What the exercise asks ::
Reproduce the listing below from the line with "Write a Python" to the line with "2.052, 2.049, 2.047, 2.050, 2.042, 2.039, 2.036]", both lines included, character for character, minus any pictures.

%%

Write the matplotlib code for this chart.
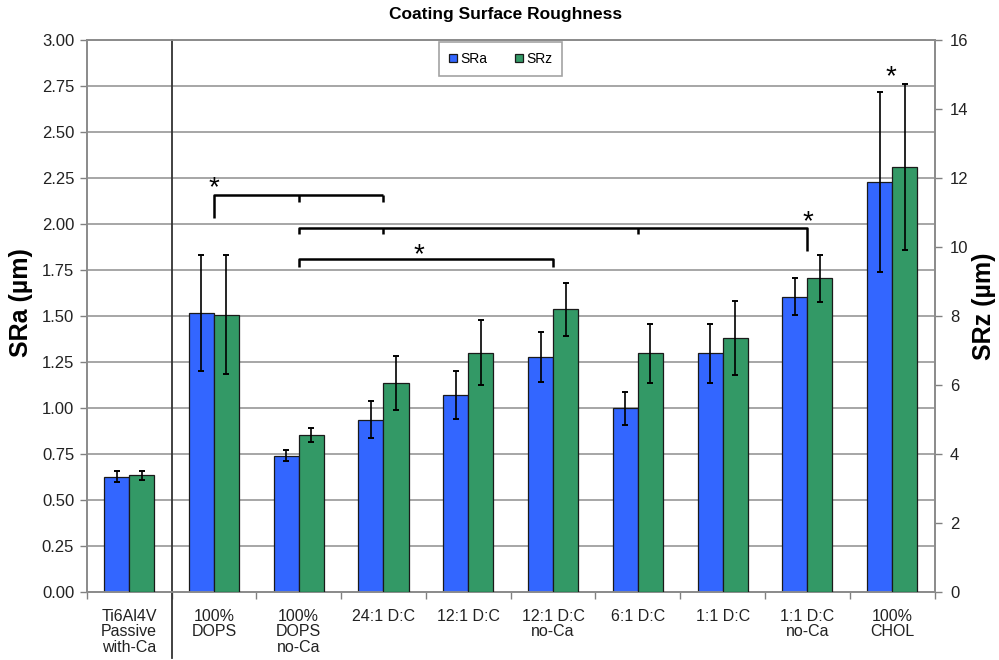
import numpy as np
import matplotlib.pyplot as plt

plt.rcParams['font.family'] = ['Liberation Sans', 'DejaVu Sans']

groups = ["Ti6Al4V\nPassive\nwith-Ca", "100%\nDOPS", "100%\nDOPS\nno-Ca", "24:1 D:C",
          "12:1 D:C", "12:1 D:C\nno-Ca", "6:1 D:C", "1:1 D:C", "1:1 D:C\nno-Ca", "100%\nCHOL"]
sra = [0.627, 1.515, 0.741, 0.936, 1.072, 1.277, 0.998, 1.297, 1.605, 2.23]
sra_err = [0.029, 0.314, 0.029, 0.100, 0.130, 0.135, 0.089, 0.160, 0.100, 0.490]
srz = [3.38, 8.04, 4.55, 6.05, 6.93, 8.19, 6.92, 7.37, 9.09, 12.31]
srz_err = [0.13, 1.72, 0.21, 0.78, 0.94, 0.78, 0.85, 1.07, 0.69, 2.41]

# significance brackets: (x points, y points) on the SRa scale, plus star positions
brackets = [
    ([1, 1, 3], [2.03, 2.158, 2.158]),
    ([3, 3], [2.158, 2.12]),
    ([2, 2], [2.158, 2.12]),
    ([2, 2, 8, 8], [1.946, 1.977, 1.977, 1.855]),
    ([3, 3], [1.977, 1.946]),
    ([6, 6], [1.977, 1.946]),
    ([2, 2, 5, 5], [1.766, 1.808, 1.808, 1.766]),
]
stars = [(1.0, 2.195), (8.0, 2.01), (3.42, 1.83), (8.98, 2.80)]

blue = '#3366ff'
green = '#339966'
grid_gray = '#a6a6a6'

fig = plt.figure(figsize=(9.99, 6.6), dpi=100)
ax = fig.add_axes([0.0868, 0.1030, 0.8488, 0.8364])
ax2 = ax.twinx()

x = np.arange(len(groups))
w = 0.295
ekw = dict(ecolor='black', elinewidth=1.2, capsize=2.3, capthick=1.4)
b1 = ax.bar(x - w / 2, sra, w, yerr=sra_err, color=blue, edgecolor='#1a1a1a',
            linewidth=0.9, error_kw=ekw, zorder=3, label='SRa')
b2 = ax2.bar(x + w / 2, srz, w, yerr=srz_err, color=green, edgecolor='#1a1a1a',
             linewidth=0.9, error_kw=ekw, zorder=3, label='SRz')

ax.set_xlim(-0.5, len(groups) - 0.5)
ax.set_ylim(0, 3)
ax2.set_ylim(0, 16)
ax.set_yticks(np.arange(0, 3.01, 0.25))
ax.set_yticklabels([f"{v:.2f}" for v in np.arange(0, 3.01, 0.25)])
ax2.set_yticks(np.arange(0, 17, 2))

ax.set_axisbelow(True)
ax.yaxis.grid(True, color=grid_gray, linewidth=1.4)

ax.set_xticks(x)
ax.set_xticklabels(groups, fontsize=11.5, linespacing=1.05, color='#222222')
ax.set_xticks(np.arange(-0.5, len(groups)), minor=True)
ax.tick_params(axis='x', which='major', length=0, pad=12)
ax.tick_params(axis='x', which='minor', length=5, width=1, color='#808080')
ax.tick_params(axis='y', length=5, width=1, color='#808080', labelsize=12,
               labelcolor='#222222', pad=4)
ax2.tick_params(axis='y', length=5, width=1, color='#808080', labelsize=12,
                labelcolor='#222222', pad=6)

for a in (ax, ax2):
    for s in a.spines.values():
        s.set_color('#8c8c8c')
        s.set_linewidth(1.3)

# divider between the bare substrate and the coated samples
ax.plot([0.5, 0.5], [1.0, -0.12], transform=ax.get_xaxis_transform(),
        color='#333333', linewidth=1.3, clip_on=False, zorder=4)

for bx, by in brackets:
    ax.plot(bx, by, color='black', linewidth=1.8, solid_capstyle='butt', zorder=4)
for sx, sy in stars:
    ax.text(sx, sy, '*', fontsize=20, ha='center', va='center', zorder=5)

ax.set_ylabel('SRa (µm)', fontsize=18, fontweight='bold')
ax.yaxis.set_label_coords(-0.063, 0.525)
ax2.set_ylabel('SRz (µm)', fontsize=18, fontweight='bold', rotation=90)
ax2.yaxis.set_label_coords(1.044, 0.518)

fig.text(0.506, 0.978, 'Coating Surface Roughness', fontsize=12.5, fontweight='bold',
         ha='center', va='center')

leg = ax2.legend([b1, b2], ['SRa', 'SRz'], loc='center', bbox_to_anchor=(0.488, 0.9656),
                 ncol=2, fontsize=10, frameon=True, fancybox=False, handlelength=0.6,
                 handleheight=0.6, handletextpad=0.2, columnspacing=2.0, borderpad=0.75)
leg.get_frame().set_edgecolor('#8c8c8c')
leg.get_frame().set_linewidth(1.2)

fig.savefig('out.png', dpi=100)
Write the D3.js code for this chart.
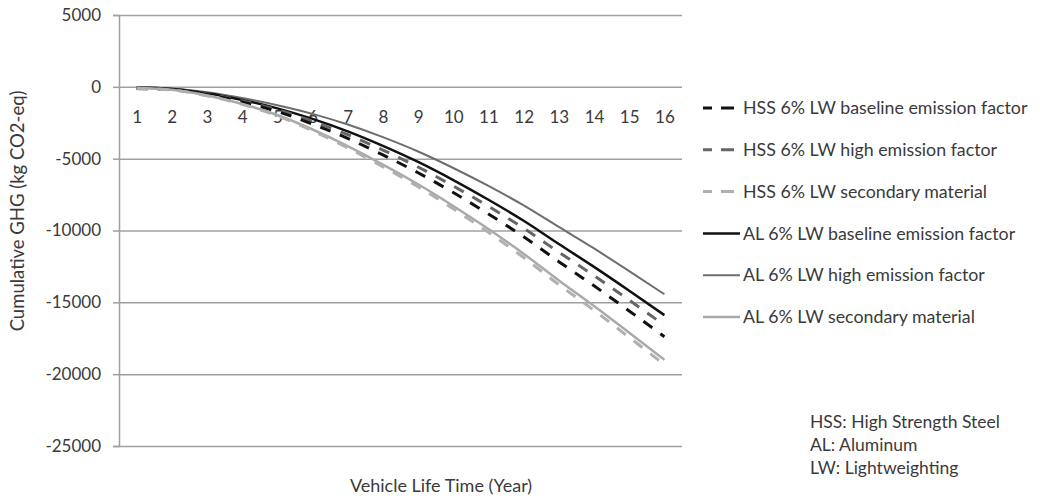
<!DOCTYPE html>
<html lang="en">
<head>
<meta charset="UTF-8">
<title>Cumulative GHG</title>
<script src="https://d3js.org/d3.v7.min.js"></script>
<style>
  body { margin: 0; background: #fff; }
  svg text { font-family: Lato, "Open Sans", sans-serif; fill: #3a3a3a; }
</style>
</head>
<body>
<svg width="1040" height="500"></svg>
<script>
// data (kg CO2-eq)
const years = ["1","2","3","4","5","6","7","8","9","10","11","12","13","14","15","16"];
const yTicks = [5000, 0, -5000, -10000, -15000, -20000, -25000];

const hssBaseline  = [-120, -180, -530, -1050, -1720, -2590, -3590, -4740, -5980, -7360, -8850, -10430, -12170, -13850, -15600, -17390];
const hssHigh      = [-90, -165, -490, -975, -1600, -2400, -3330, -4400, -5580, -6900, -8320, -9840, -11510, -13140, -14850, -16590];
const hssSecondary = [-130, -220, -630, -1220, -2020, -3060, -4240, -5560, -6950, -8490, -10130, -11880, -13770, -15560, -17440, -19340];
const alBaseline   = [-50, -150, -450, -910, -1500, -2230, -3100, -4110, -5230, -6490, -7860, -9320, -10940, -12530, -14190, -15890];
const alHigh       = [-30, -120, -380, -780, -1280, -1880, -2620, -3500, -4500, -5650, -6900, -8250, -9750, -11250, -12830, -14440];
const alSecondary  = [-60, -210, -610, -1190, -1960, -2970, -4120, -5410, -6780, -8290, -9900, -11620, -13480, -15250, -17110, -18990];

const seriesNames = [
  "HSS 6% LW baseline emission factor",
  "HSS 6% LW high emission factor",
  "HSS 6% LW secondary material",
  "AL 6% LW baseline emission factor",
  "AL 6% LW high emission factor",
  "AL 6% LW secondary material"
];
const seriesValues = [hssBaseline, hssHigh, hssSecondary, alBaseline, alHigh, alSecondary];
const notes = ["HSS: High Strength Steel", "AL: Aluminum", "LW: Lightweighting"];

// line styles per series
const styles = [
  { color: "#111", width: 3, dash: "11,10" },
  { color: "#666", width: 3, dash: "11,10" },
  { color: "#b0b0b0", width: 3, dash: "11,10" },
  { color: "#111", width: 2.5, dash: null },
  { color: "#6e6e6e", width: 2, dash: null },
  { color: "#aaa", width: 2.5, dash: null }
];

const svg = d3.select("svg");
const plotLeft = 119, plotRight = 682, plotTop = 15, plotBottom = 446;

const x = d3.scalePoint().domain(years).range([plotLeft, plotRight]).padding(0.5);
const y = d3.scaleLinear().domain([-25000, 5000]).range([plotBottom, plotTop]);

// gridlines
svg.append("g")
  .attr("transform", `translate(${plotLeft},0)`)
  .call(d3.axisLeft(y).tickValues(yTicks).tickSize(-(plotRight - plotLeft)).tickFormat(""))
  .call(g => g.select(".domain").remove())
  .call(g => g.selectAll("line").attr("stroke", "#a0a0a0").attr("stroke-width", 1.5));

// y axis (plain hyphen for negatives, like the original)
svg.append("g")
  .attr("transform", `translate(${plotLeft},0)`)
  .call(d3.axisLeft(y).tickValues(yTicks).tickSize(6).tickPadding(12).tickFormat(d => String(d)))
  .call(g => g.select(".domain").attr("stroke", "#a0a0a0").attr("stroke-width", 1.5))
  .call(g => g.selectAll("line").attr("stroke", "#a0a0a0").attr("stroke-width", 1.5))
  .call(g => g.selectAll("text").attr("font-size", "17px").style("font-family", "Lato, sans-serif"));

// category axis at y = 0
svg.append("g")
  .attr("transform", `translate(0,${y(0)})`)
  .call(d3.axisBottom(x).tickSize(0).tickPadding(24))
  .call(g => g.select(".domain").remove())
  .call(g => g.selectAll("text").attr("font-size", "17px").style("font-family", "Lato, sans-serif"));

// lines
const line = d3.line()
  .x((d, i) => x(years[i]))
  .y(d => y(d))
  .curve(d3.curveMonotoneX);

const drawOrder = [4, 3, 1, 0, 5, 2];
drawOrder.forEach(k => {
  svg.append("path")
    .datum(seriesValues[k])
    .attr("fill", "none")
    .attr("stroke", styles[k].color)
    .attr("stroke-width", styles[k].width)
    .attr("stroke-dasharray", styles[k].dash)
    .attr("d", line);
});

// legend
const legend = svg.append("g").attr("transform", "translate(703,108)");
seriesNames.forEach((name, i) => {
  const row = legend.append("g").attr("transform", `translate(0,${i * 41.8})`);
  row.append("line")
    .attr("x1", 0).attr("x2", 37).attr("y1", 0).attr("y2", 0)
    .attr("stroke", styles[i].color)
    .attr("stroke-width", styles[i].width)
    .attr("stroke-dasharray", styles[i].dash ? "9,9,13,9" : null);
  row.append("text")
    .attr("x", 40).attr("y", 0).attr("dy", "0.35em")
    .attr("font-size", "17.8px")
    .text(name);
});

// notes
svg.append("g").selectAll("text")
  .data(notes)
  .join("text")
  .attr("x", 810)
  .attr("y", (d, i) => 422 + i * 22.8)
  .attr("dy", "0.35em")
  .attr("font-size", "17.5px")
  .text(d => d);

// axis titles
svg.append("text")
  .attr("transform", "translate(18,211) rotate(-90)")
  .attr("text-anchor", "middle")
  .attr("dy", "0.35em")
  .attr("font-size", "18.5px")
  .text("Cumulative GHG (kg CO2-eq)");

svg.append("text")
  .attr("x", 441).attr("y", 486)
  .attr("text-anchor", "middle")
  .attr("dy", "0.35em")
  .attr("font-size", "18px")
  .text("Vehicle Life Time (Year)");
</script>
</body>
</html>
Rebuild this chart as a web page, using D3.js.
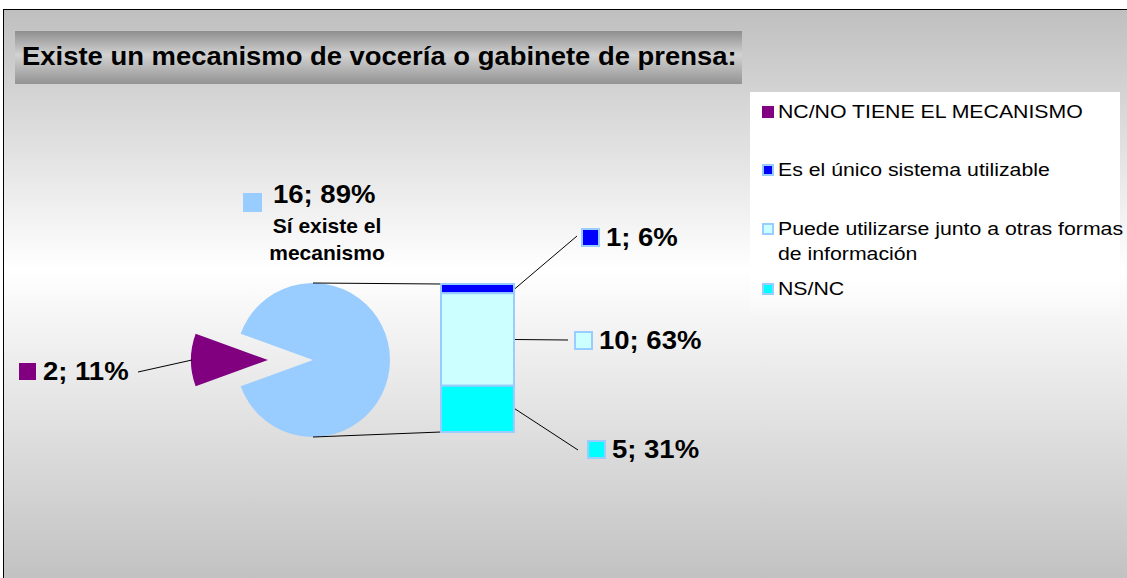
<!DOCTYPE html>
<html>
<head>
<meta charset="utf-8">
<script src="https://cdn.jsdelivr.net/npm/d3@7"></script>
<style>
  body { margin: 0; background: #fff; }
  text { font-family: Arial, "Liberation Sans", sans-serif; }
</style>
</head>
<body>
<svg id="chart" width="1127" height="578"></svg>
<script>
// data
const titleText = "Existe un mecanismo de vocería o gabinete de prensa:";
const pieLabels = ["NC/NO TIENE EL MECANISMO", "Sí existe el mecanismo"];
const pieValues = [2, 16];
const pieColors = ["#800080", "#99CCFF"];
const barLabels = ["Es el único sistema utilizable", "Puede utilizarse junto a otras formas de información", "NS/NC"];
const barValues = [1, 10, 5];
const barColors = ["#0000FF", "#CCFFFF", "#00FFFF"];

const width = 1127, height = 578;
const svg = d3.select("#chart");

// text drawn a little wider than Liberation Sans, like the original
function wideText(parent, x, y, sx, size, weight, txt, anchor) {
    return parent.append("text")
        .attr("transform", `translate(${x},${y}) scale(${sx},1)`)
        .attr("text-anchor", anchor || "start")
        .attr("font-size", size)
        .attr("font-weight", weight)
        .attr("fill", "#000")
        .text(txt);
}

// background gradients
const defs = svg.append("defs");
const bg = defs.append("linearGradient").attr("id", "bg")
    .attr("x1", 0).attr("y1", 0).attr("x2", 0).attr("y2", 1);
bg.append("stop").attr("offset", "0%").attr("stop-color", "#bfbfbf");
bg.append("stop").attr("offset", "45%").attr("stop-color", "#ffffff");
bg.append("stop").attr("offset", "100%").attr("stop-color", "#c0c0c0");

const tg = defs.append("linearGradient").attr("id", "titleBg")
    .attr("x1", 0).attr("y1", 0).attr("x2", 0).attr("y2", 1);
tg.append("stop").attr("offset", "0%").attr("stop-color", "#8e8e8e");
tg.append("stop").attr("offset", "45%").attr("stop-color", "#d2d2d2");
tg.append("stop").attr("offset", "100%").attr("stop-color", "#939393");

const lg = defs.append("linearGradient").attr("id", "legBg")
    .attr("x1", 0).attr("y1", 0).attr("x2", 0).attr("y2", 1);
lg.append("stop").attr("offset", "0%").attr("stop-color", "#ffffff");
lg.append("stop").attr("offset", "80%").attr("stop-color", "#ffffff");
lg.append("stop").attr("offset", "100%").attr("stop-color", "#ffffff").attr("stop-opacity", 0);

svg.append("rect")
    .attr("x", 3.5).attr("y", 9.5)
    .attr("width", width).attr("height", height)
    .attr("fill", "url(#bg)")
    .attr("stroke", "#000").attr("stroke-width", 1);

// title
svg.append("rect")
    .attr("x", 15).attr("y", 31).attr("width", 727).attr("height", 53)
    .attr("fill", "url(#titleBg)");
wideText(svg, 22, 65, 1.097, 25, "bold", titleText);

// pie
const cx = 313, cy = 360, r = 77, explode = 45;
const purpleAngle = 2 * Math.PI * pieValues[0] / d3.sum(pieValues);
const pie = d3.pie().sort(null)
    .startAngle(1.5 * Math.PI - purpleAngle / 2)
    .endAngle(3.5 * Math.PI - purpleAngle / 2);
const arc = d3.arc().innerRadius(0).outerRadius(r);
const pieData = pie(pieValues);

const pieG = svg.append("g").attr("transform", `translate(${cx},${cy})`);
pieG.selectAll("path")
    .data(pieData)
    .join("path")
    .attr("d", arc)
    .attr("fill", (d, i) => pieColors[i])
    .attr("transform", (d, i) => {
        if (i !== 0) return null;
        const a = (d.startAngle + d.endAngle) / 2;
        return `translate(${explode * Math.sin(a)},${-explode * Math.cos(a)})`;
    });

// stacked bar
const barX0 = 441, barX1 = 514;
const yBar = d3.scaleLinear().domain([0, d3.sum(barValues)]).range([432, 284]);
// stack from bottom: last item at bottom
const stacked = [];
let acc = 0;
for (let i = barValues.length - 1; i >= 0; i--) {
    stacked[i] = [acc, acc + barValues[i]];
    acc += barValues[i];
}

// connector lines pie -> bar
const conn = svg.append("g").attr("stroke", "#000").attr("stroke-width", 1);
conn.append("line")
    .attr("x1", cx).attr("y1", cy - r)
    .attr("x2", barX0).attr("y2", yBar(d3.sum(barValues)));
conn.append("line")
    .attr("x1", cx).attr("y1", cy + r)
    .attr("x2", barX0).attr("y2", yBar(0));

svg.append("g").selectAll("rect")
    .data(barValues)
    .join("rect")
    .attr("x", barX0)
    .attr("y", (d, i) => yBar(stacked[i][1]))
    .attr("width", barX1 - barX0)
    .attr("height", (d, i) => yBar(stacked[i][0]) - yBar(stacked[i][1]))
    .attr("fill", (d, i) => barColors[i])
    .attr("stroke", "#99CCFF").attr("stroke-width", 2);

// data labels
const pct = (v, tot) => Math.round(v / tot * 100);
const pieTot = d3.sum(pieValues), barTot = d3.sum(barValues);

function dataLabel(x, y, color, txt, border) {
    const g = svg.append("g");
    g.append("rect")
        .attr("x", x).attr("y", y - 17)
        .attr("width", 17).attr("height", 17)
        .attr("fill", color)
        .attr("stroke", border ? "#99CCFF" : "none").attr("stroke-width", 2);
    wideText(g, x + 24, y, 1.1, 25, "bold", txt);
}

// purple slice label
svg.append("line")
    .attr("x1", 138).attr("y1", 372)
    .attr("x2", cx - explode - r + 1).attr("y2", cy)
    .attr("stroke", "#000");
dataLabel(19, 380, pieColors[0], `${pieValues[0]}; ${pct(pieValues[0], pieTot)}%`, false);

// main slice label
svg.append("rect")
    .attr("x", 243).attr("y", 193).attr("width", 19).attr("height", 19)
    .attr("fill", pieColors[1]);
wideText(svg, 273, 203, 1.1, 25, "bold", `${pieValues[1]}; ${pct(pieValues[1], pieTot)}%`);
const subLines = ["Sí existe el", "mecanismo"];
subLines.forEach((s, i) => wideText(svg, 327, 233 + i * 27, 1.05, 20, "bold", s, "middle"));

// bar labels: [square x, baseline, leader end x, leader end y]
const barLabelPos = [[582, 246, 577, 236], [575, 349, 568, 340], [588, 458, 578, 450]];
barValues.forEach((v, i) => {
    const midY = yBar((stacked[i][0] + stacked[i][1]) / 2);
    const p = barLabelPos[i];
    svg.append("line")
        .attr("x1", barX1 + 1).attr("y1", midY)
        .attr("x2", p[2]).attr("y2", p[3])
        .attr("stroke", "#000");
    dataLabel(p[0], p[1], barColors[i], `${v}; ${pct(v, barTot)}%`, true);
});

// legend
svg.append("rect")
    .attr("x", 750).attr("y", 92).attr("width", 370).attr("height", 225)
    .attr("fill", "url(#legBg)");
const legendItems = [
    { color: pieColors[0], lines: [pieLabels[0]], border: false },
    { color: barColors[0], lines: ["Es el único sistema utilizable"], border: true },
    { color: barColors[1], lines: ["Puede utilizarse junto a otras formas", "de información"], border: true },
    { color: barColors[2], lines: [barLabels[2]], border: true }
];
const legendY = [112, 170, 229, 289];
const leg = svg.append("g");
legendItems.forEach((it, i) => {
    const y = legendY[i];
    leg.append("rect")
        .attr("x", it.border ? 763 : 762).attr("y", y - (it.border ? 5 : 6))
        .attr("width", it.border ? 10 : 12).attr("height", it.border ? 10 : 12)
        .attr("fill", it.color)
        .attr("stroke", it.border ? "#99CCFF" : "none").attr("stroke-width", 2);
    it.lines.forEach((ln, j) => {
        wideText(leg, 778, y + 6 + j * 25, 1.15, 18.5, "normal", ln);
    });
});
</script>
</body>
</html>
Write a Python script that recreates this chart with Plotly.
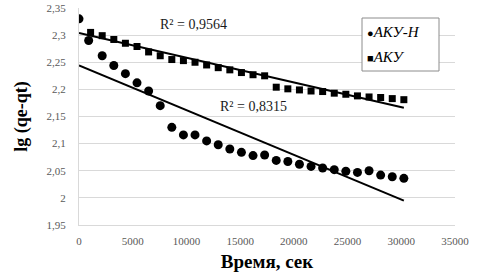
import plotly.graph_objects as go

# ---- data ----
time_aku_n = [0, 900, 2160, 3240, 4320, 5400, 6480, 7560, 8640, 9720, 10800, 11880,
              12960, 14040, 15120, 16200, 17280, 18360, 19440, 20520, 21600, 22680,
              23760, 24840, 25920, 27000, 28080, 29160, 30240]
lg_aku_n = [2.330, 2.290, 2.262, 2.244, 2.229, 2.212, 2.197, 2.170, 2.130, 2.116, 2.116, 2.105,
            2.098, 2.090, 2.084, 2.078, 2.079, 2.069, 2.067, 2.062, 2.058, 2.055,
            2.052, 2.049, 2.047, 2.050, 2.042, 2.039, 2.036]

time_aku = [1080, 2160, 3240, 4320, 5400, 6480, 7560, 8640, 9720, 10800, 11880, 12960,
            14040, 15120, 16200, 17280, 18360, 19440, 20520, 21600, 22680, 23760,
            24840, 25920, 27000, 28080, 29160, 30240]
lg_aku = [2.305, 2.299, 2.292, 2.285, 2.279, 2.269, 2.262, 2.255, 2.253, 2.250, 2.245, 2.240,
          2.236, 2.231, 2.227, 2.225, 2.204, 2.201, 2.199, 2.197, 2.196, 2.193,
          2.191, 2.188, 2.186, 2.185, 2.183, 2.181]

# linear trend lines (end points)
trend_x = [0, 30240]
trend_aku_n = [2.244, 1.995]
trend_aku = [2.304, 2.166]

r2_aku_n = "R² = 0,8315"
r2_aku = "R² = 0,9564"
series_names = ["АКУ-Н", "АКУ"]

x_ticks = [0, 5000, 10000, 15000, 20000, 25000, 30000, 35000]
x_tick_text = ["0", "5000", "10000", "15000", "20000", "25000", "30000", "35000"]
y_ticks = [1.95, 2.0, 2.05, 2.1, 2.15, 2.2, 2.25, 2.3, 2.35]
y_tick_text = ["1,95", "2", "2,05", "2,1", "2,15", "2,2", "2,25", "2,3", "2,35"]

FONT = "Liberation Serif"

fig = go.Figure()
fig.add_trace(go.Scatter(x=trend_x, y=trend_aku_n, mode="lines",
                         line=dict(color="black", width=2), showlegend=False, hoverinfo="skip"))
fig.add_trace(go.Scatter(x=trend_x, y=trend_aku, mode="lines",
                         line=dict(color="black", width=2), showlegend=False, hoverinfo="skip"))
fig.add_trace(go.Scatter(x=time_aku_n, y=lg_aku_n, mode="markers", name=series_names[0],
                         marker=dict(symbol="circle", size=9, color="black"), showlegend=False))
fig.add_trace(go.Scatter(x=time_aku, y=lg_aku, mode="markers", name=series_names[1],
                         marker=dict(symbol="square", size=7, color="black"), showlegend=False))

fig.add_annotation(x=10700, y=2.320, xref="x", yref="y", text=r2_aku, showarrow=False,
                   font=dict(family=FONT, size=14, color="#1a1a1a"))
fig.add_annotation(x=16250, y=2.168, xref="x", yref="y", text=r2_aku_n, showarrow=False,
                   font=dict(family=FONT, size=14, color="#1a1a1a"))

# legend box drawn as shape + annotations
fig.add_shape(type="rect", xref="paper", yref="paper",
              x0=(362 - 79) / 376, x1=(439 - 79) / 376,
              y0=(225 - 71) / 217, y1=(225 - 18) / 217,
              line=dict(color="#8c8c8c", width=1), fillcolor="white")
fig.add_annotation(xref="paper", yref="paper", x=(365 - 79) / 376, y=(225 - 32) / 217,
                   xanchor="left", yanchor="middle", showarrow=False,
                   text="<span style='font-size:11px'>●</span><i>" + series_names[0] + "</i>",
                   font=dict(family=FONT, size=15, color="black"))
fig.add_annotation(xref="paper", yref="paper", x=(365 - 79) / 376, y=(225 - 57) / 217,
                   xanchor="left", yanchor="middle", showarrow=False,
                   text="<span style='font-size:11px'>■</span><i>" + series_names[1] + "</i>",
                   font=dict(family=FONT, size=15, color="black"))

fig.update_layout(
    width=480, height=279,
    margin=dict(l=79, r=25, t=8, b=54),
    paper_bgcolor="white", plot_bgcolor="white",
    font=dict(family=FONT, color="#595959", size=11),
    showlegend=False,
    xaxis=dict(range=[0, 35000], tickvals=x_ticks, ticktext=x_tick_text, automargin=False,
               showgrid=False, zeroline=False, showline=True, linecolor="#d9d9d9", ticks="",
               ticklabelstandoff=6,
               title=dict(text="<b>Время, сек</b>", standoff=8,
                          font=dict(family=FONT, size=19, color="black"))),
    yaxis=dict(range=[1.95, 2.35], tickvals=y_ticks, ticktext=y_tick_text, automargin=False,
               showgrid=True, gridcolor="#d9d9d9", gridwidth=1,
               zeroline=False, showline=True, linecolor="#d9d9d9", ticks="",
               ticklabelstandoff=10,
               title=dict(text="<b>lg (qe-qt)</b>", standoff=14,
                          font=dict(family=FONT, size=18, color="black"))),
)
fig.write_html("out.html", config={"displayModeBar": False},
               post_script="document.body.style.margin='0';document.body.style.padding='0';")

%%

Result for this exercise ::
Write a Python script that recreates this chart with Plotly.
import plotly.graph_objects as go

# ---- data ----
time_aku_n = [0, 900, 2160, 3240, 4320, 5400, 6480, 7560, 8640, 9720, 10800, 11880,
              12960, 14040, 15120, 16200, 17280, 18360, 19440, 20520, 21600, 22680,
              23760, 24840, 25920, 27000, 28080, 29160, 30240]
lg_aku_n = [2.330, 2.290, 2.262, 2.244, 2.229, 2.212, 2.197, 2.170, 2.130, 2.116, 2.116, 2.105,
            2.098, 2.090, 2.084, 2.078, 2.079, 2.069, 2.067, 2.062, 2.058, 2.055,
            2.052, 2.049, 2.047, 2.050, 2.042, 2.039, 2.036]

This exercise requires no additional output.